The algorithm used by quality-trim depends on whether or not you use the Start sequence trimming option (-s)

Start and end trimming

  • Checks Chastity (if required)
    • Scans seqname line for a ' '{space} then a ':'{colon}
    • Checks if next character is 'Y' (i.e. fails chastity)
  • Scans for first good base
  • Scans for X bad bases and stores hit (if passes):
    • Average quality
    • Min Length
  • Keep best (longest) match or writes to low quality file

End only trimming

  • Checks Chastity (if required)
  • Scans sequence for X bad bases and chops here
  • Checks average quality passes
  • Checks length remaining passes
  • If all ok then writes to pass file (otherwise to low quality file)

Limitations

QUADtrim is currently set to 510 bases/quality scores and 126 characters on the annotation line (and + line).
These numbers are defined near the top of the source file and can be increased if required (NAME_BUFFER_SIZE, and
SEQ_BUFFER_SIZE).
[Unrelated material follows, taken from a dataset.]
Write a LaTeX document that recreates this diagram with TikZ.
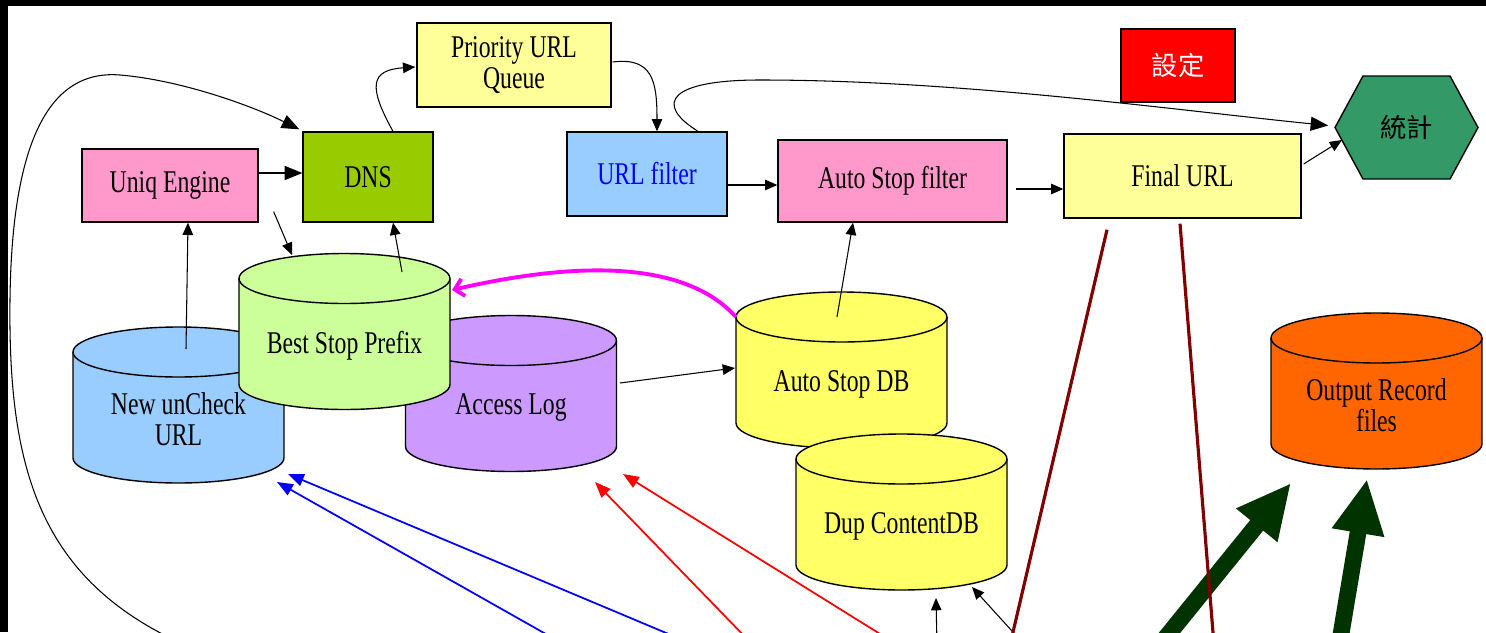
\documentclass[tikz,border=0pt]{standalone}
\usepackage{fontspec}
\setmainfont{Liberation Serif}[FakeStretch=0.75]
\newfontfamily\cjk{Noto Sans CJK TC}
\usetikzlibrary{arrows.meta,shapes.symbols}

\definecolor{pinkfill}{HTML}{FF99CC}
\definecolor{dnsgreen}{HTML}{99CC00}
\definecolor{paleyellow}{HTML}{FFFF99}
\definecolor{skyfill}{HTML}{99CCFF}
\definecolor{lavfill}{HTML}{CC99FF}
\definecolor{lemonfill}{HTML}{FFFF66}
\definecolor{palegreen}{HTML}{CCFF99}
\definecolor{orangefill}{HTML}{FF6600}
\definecolor{statgreen}{HTML}{339966}
\definecolor{wine}{HTML}{800000}
\definecolor{forest}{HTML}{003300}
\definecolor{fuchsia}{HTML}{FF00FF}

\begin{document}
\begin{tikzpicture}[x=0.02cm,y=-0.02cm,
	font=\fontsize{18}{18}\selectfont,
	procbox/.style={draw,line width=0.8pt,align=center,inner sep=0pt},
	drum/.style={line width=0.8pt},
	dbbox/.style={minimum width=4.22cm,minimum height=3.12cm,inner sep=0pt},
	dblabel/.style={yshift=-0.28cm,align=center},
	cjkfont/.style={font=\cjk\fontsize{15}{15}\selectfont},
	arr/.style={-{Triangle[length=7pt,width=6pt]},line width=0.6pt},
	bigarr/.style={-{Triangle[length=10pt,width=8pt]},line width=0.6pt},
	bluearr/.style={-{Triangle[length=9pt,width=7pt]},blue,line width=1pt},
	redarr/.style={-{Triangle[length=9pt,width=7pt]},red,line width=1pt},
	wineline/.style={wine,line width=1.8pt},
	fatarr/.style={-{Triangle[length=31pt,width=28pt]},forest,line width=9.5pt}
]
	\fill[white] (0,0) rectangle (1486,632);
	\useasboundingbox (0,0) rectangle (1486,632);
	\clip (0,0) rectangle (1486,632);

	% boxes
	\node[procbox,fill=paleyellow,minimum width=3.88cm,minimum height=1.68cm] (prio) at (514,65) {Priority URL\\Queue};
	\node[procbox,fill=dnsgreen,minimum width=2.6cm,minimum height=1.8cm] (dns) at (368,177) {DNS};
	\node[procbox,fill=pinkfill,minimum width=3.52cm,minimum height=1.46cm] (uniq) at (170,185.5) {Uniq Engine};
	\node[procbox,fill=skyfill,text=blue,minimum width=3.2cm,minimum height=1.68cm] (urlf) at (647,174) {URL filter};
	\node[procbox,fill=pinkfill,minimum width=4.58cm,minimum height=1.64cm] (asf) at (892.5,181) {Auto Stop filter};
	\node[procbox,fill=paleyellow,minimum width=4.74cm,minimum height=1.68cm] (final) at (1182.5,176) {Final URL};
	\node[procbox,cjkfont,fill=red,text=white,minimum width=2.28cm,minimum height=1.46cm] (conf) at (1178,65.5) {設定};
	\node[signal,signal to=east and west,signal pointer angle=123,draw,line width=0.8pt,
		fill=statgreen,cjkfont,inner sep=0pt,minimum width=2.86cm,minimum height=2.06cm] (stats) at (1406.5,127.5) {統計};

	% database drums, back to front
	\foreach \x/\y/\col in {178.5/405/skyfill, 511/393.5/lavfill, 344.5/331.5/palegreen,
			841.5/370/lemonfill, 901.5/512/lemonfill, 1376.5/391/orangefill} {
		\filldraw[drum,fill=\col] (\x,\y) ++(-105.5,-53) -- ++(0,106)
			arc[start angle=180,end angle=360,x radius=2.11cm,y radius=0.5cm] -- ++(0,-106)
			arc[start angle=0,end angle=180,x radius=2.11cm,y radius=0.5cm] -- cycle;
		\draw[drum] (\x,\y) ++(-105.5,-53) arc[start angle=180,end angle=360,x radius=2.11cm,y radius=0.5cm];
	}
	\node[dbbox,label={[dblabel]center:{New unCheck\\URL}}] (newurl) at (178.5,405) {};
	\node[dbbox,label={[dblabel]center:{Access Log}}] (alog) at (511,393.5) {};
	\node[dbbox,label={[dblabel]center:{Best Stop Prefix}}] (bsp) at (344.5,331.5) {};
	\node[dbbox,label={[dblabel]center:{Auto Stop DB}}] (asdb) at (841.5,370) {};
	\node[dbbox,label={[dblabel]center:{Dup ContentDB}}] (dupdb) at (901.5,512) {};
	\node[dbbox,label={[dblabel]center:{Output Record\\files}}] (outrec) at (1376.5,391) {};

	% loose ends below the page
	\coordinate (loop) at (185,645);
	\coordinate (blueA) at (690,643);
	\coordinate (blueB) at (560,642);
	\coordinate (redA) at (750,642);
	\coordinate (redB) at (893,642);
	\coordinate (dupA) at (937,645);
	\coordinate (dupB) at (1022,642);
	\coordinate (wineA) at (1010,645);
	\coordinate (wineB) at (1214,645);
	\coordinate (outA) at (1154,652);
	\coordinate (outB) at (1338,652);

	% upper flow
	\draw[bigarr] ([shift={(0,-12.5)}]uniq.east) -- ([shift={(0,-4)}]dns.west);
	\draw[arr] ([shift={(7.5,-56)}]newurl.center) -- ([shift={(18,0)}]uniq.south);
	\draw[arr] ([shift={(15,-11)}]uniq.south east) -- ([shift={(-52.5,-76.5)}]bsp.center);
	\draw[arr] ([shift={(57.5,-59.5)}]bsp.center) -- ([shift={(25,0)}]dns.south);
	\draw[arr] ([shift={(25,0)}]dns.north) .. controls +(-25,-45) and +(-45,3) .. ([shift={(-1,2)}]prio.west);
	\draw[arr] ([shift={(1,-3)}]prio.east) .. controls +(40,-5) and +(0,-50) .. ([shift={(10,0)}]urlf.north);
	\draw[bigarr] ([shift={(51,0)}]urlf.north) .. controls +(-45,-28) and +(-90,0) .. (760,80)
		.. controls +(200,0) and +(-150,-15) .. ([shift={(-6,-2)}]stats.west);
	\draw[arr] ([shift={(0,11)}]urlf.east) -- ([shift={(0,4)}]asf.west);
	\draw[arr] ([shift={(8,8)}]asf.east) -- ([shift={(0,13)}]final.west);
	\draw[arr] ([shift={(2,-12)}]final.east) -- ([shift={(-64.5,12.5)}]stats.center);
	\draw[arr] ([shift={(-4.5,-53)}]asdb.center) -- ([shift={(-39.5,0)}]asf.south);
	\draw[arr] ([shift={(109,-10.5)}]alog.center) -- ([shift={(-106.5,-2)}]asdb.center);

	% stop db feeds the prefix table
	\draw[fuchsia,line width=2.2pt,-{Straight Barb[length=5pt,width=10pt]}]
		([shift={(-105.5,-53)}]asdb.center) .. controls +(-56,-62) and +(108,-25) .. ([shift={(107.5,-41.5)}]bsp.center);

	% the long loop back to DNS
	\draw[bigarr] (loop) .. controls (40,580) and (8,470) .. (10,300)
		.. controls (12,120) and (60,70) .. (120,75)
		.. controls (180,80) and (250,105) .. ([shift={(-3,-2)}]dns.north west);

	% inputs from below
	\draw[bluearr] (blueA) -- ([shift={(109.5,69)}]newurl.center);
	\draw[bluearr] (blueB) -- ([shift={(98.5,77)}]newurl.center);
	\draw[redarr] (redA) -- ([shift={(84,88.5)}]alog.center);
	\draw[redarr] (redB) -- ([shift={(112,80.5)}]alog.center);
	\draw[arr] (dupA) -- ([shift={(34.5,86)}]dupdb.center);
	\draw[arr] (dupB) -- ([shift={(70.5,75)}]dupdb.center);

	% output
	\draw[fatarr] (outA) -- ([shift={(-85.5,92)}]outrec.center);
	\draw[fatarr] (outB) -- ([shift={(-9.5,88)}]outrec.center);
	\draw[wineline] ([shift={(-75.5,11)}]final.south) -- (wineA);
	\draw[wineline] ([shift={(-2.5,5)}]final.south) -- (wineB);

	% frame
	\fill[black] (0,0) rectangle (1486,6);
	\fill[black] (0,0) rectangle (8,632);
\end{tikzpicture}
\end{document}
If you try to go beyond ~32000 on either of these you may get strange behaviour (wrapping on
the positive section of a signed short which is only guaranteed to be 16-bits (-1 for the sign).

Testing

QUADtrim comes with built in unit testing. The tests require python (2.7) and g(un)zip.

  • Execute: make test

Known issues

  • With a random sprinkle of bad bases biased towards the front QUADtrim may reject a sequence (length) even though
    there is a longer piece later that may pass length. I.e. it doesn't perform overlapping matches.